Zisha clay is incredibly rare and has been excavated from deep, underground sources within Yixing County, China since the Song Dynasty (960-1279). Composed of various minerals, the clay’s characteristic coloration is derived from an unusually high concentration of iron oxides. In turn, these colors can be enriched or altered through the careful addition of additional oxides during the material’s precise processing.
Once the clay has been removed, it is sun-dried and worked to remove impurities and create uniformity. This process is closely monitored, and exacting standards are kept for the maintenance of proper water quantity and quality in order to guarantee successful firings.

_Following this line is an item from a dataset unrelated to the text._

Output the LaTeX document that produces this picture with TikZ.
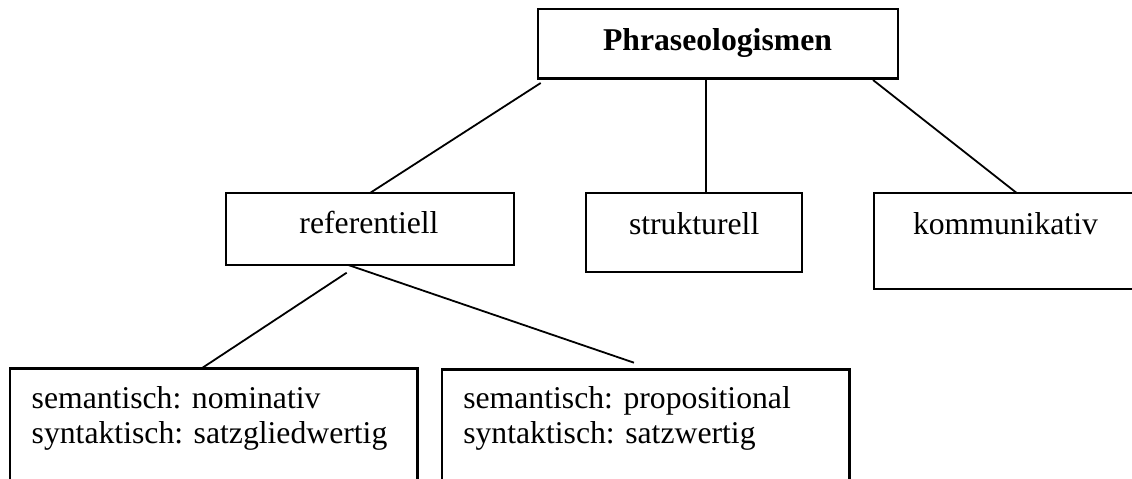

Oxidizing atmospheric kilns strictly maintained at a temperature between 1100°C and 1200°C (2012°F and 2192°F) are used to fire bone-dry Zisha ceramics, which are hand-built. Final adjustments to the kiln atmosphere and subtle, skillful tweaks to temperatures during very specific stages of the firings can also yield dramatically different results in coloration.
After firing, Zisha ceramics remain in a semi-porous state. It is for this reason that tea pots made from the material have been both highly sought after and regarded throughout history. Because these tea pots absorb trace amounts of the liquid they hold, they enrich tea flavors, imparting depth and complexity. For this reason, it isn’t uncommon that each Zisha tea pot be used for only one particular variety.
Gary Wang, the company’s late lead designer, with family roots in Yixing, the traditional home of the clay and its craft, shared both a passion for and connection to Zisha’s past. Many of Spin's Zisha designs are based on his family heirlooms re-interpreted.